BİR İSTİFA VE AKLIMIZA GELENLER
Süleyman Soylu'nun istifası üzerine...
Ne oldu. Şimdi bizler Süleyman Soylu'nun Erdoğan'ın hiç fikrini almadan mı istifa ettiğini düşüneceğiz.
Sizleri bilemem ama ben algılarla bir sürecin devam ettirildiğini düşünüyorum. Bu istifa ve istifayı kabul etmeme sürecini; "Sokağa çıkma yasağı" kararının olumsuz yansımalarından hükumeti kurtarma çabası ile birlikte, önce mağduriyet, sonra da bu mağduriyetten kahramanlık çıkarma çabasını seziyorum. Kısıklı Meydanında Süleyman Soylu için referans olsun diye bir kahramanlık hikayesi daha yazılmış oldu.
Kurgulu bir istifa süreci ile vebal altına girilen olağanüstü hal ilanından kaynaklanan krizi yönetememe hatasını zihinlerden silmek ve gündemi bir başka krizĺe değiştirmek için algı mühendisliği sergilenmiş oldu.
Artık marketlere hücumla heba edilen karantina kazanımlarının 15 gün sonraki yansımalarını tartışmayacağız. Süleyman Soylu ne yapmak istedi, Erdoğan ne düşündü, AKP nereye gidiyor, Devlet Bahçeli niye böyle dedi gibi konular gündemimizi işgal edecektir.
Diğer bir husus; Süleyman Soylu şayet Erdoğan'ın fikrini almadan istifayı düşünmüşse bunun anlamı; önümüzdeki günlerde siyasi arena hareketlenip, kartlar yeniden karılacak demektir ama böyle bir şey yok elbete.
Erdoğan'ın birinci derecede yakınında olan, hele ki bu iç işleri bakanı birisi ise; O'nun fikrini almadan istifayı düşünebileceğine kesinlikle ve kesinlikle inanmıyorum. Çünkü aynı insanın istifa etmelerini istediği insanları nasıl istifaya zorladığını da çok iyi biliyoruz. Yani demem o ki; gerekçe ne olursa olsun, tüm istifaların gerisinde Erdoğan'ın iradesi vardır.
Bir ihtimal daha var ki;
Devlet Bahçeli hiç bir zaman Türk milletine lider olmayı düşünmemiş, Türk milliyetçisi birisinin de lider olmasını istememiştir. Şimdi de Erdoğan ile birlikte Süleyman Soylu'yu geleceğin lideri olarak hazırlıyor olabilirler mi.

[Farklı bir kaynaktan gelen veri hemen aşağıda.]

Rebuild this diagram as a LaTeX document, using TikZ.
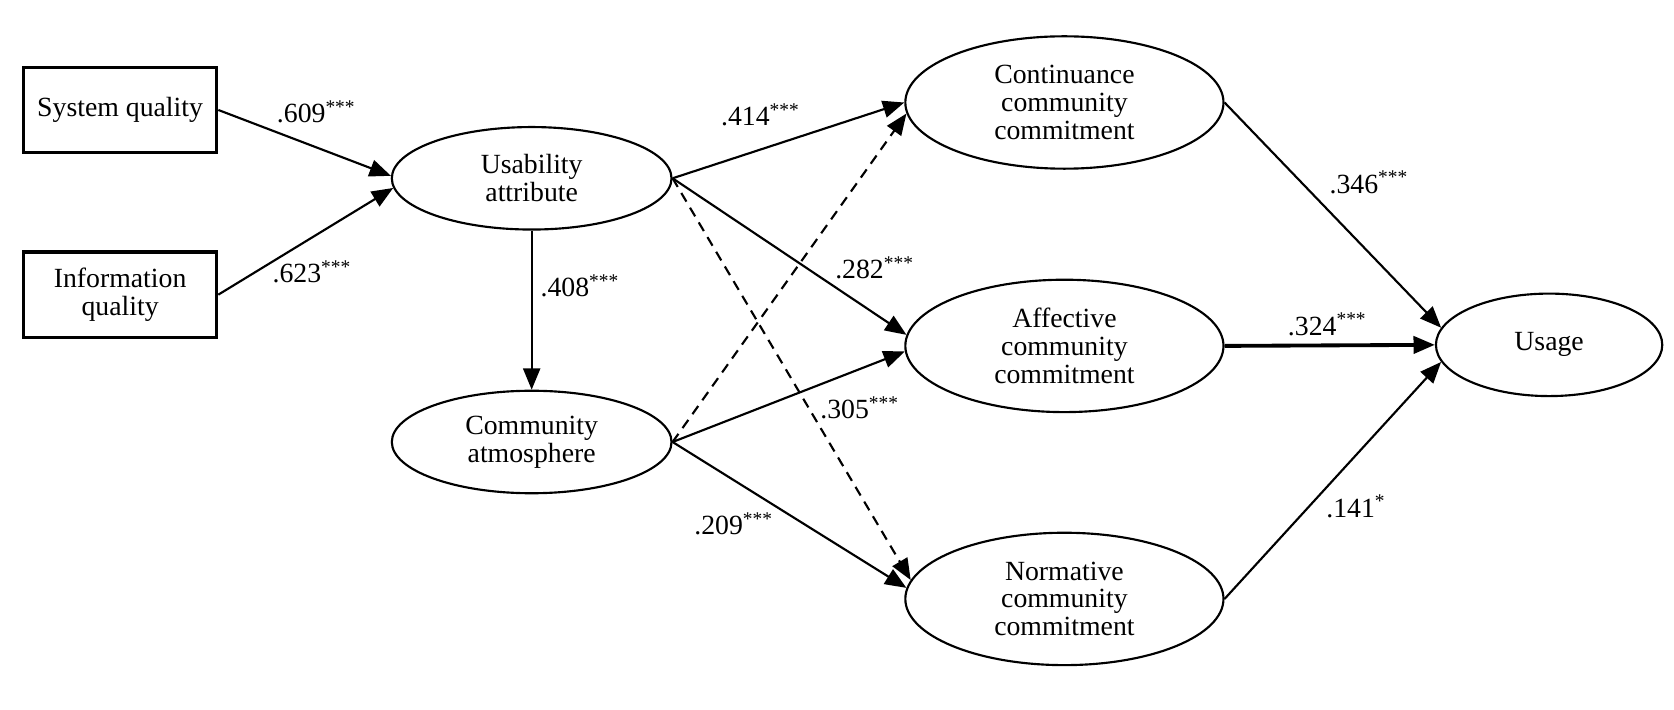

Geçen hafta MHP'deki eski ülkü ocakları başkanlarının ihraç edilmesindeki amacı daha iyi anlıyoruz ki; olur da Süleyman Soylu MHP'nin açık tutulan kapısından girecek olursa bu adamlar aksilik çıkarmasınlar diye. Pekala olabilir.
Aynen siyasal İslamcıların muktedir olabilmeleri için fetö'nün; Ergenekon ve Balyoz kumpasları ile direnç gösterecek olan Türk milliyetçisi, ulusalcı; kısaca cumhuriyet değer ve kazanımlarına bağlı her asker, akademisyen, hekim, hakim, savcı, iş adamı, esnaf veya vatandaşların tasfiye edilmeleri, hatta hapislere atılımları sürecinde olduğu gibi. Direnç gösterecekler tasfiye olmalı...
S.Soylu istifa etti diye ağlaşan biatcı "Ülkücümsü"lerin feryadı figanlarından ve akabinde Devlet Bahçeli'nın 15 Temmuz refleksini gösterir gibi Erdoğan'dan önce "Süleyman Soylu istifa etmemeli" mesajını atmasından anladığımız budur.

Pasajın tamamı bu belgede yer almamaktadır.